Folha – O sr. tem propostas para a reforma trabalhista, que é a sua especialidade?
Britto – A reforma trabalhista, assim como a sindical, é extremamente necessária. Porém, tem de ser compreendida dentro de sua função social, de que o trabalho, como disse Gonzaguinha [compositor], é fator de felicidade para o homem. Não se pode pensar em reforma trabalhista para reduzir salários, mas para ampliar o poder de compra e a forma de negociação do trabalhador com o empregador. A reforma não deve reduzir o custo Brasil para que possamos competir em iguais condições com países que desrespeitam os direitos do trabalhador, como a China, nem reduzir os direitos do trabalhador, que já são mínimos. Já temos uma legislação de direitos mínimos. Quando se fala em reforma é para permitir o crescimento e o desenvolvimento social. Quem pensa no trabalho como custo de produção não vê nele um fator de desenvolvimento social.
Folha – O sr. concorda com o uso do FGTS em infra-estrutura? Isso fere o direito do trabalhador?
Britto – A primeira leitura que fiz desta medida é que simboliza um desvio de finalidade. Não está clara a proteção do patrimônio do trabalhador em caso de má aplicação do fundo, ainda mais quando se sabe que o Estado brasileiro não é um bom gerente de recursos. É preciso ter uma garantia maior para que o trabalhador não seja mais uma vez punido.
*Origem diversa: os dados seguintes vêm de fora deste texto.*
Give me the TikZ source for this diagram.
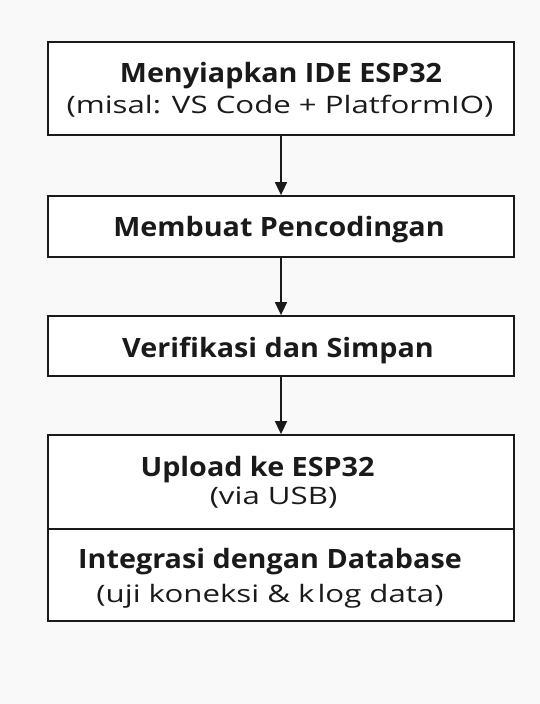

Folha – Será possível manter uma relação de independência com o ministro do STF Ayres Britto (que é tio de Cezar Britto e ministro do STF, Supremo Tribunal Federal)?
Britto – Tenho com ele uma relação extremamente fraterna, como costuma acontecer com as famílias unidas. Não há nenhuma interferência da relação de afetividade com as nossas atividades profissionais. A minha relação com o Supremo será a mesma que tenho com todos os magistrados, harmoniosa porém independente.